Le rapport d'évaluation du dispositif "territoires numériques éducatifs" (TNE) qui fait le bilan des expérimentations menées dans les départements de l’Aisne et du Val-d’Oise durant l’année scolaire 2020-2021 rapporte que le niveau d'équipement est encore souvent insuffisant, que les retours de la communauté éducative sont "ambivalents" et les données nécessaires à l’évaluation souvent "absentes, inaccessibles ou inutilisables". Il formule plusieurs recommandations. 

"Les sentiments exprimés par la communauté éducative au cours de cette phase initiale de déploiement du démonstrateur sont ambivalents. Ils témoignent à la fois d’une forte adhésion aux principes fondateurs du programme et d’une désillusion quant à sa mise en œuvre", peut-on lire dans le rapport produit par les unités de recherche Techné de l'université de Poitiers et Bonheurs de l'université de Paris Cergy pour évaluer le démonstrateur "territoires éducatifs numériques" (TNE) dans les départements de l’Aisne et du Val-d’Oise. Il concerne la première année du démonstrateur et porte sur l’année scolaire 2020-2021. Par "démonstrateur", on entend donc "expérimentation à petite échelle du programme TNE" qui doit être étendue plus largement, avec une première vague de dix nouveaux départements annoncée par le Premier ministre, Jean Castex, le 8 octobre 2021 à Poitiers (lire nos articles du 29 juin 2022 et du 16 décembre 2021).

Rappelons que le programme TNE, annoncé en septembre 2020 par Jean-Michel Blanquer et Guillaume Boudy, secrétaire général pour l’investissement, vise à "mieux former les enseignants au numérique, à réduire la fracture numérique existant entre les élèves, à accompagner et à former les parents, et enfin à permettre un accès facilité à des ressources pédagogiques de qualité". Voici côté ambition.

Une formation inégale entre les territoires

Côté retours du terrain, ce rapport présente les résultats suivants : "un succès en termes de réduction du retard au regard des équipements malgré une mise en œuvre difficile ; une faiblesse notable du point de vue des ressources numériques d’enseignement et d’apprentissage disponibles et de leur usage ; une formation inégale entre les territoires, incomplète, mal adaptée aux contraintes et réalités des terrains".

Le document relève aussi que "malgré les précédents efforts d’équipement des écoles par l’État et les collectivités, le niveau d’équipement antérieur à TNE s’avère le plus souvent insuffisant, tant pour faire face aux besoins d’une continuité pédagogique d’urgence que pour engager la transition numérique de l’éducation dont l’école a besoin". Ainsi, plus de 40% des enseignants signalent un manque d’équipement et plus de 30% soulignent que le matériel déjà installé est souvent obsolète. "Il est donc indispensable d’équiper massivement les écoles", conclut le rapport.

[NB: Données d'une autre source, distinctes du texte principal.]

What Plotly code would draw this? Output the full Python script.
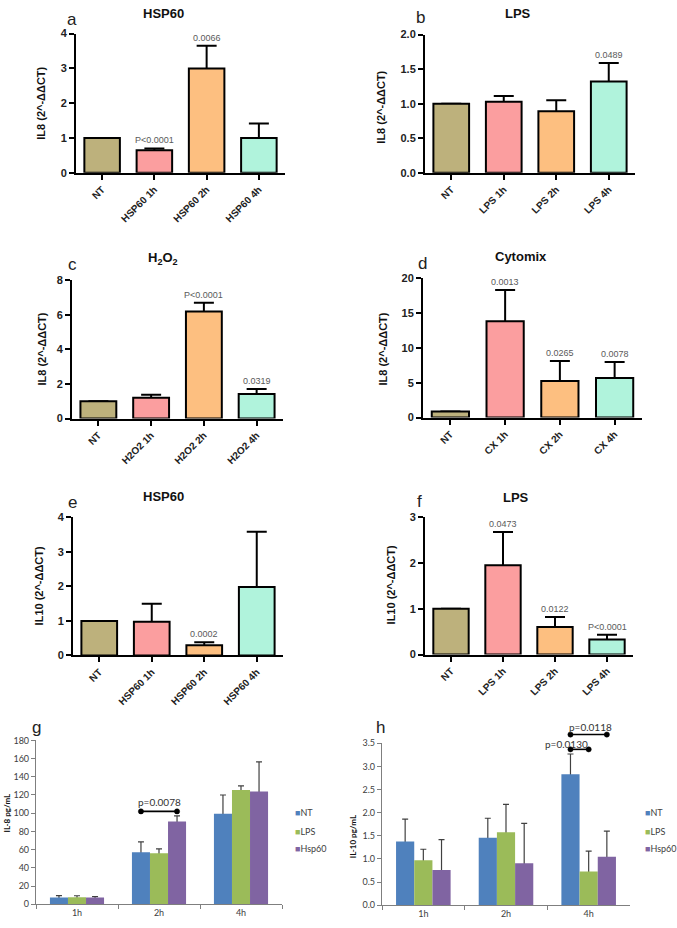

Par ailleurs, le document souligne que "l’équipement d’une partie des familles est insuffisant pour organiser le travail scolaire à la maison et la mise à disposition des équipements TNE pour un usage scolaire à la maison soulève de nombreuses questions et difficultés (éligibilité, propriété des matériels et assurance, modalités de prêt…)". À cela s'ajoute une autre difficulté rapportée par les chercheurs : plus des deux tiers des enseignants des deux départements déclarent ne pas être suffisamment bien équipés à titre personnel pour travailler à la maison (65%).

Mener une politique explicite de collecte et de gestion des données

Le rapport formule une série de recommandations pour les prochains territoires qui bénéficieront du programme TNE. En premier lieu, il conseille de "concevoir la première année de déploiement comme une année d’élaboration d’un véritable projet départemental consistant, coconstruit par les services et opérateurs de l’État avec les collectivités territoriales (départements et communes) et donnant la plus grande place possible à la participation individuelle et collective des enseignants et des parents au moyen d’ateliers de conception participatifs".

En second lieu, on notera que le rapport plaide pour une "construction de communautés apprenantes géographiques ou thématiques", en leur donnant "du temps, une véritable reconnaissance institutionnelle", et par des apports de méthode et de l’expertise". Les chercheurs préconisent aussi de "réintégrer aux projets des prochains territoires concernés par l’extension du programme TNE la question de l’ingénierie technopédagogique de la continuité pédagogique et des problèmes d’équipement des familles qu’elle induit".

Pour ce qui est des données, les chercheurs estiment enfin que leur "évaluation a montré combien [elles sont] nécessaires à l’évaluation du démonstrateur comme à son pilotage [...], c’est-à-dire indispensables, mais aussi souvent absentes, inaccessibles ou inutilisables". Ainsi l'évaluation recommande d'associer à chaque nouveau territoire TNE, "dans le respect des instruments nationaux, lois, règlements et principes éthiques, une politique explicite de collecte et de gestion des données contribuant au pilotage et à l’évaluation du programme". Il faudrait y "impliquer tous les acteurs concernés selon leur niveau de responsabilité et mettre en place des actions de sensibilisation et de formation pour favoriser une culture partagée de la donnée".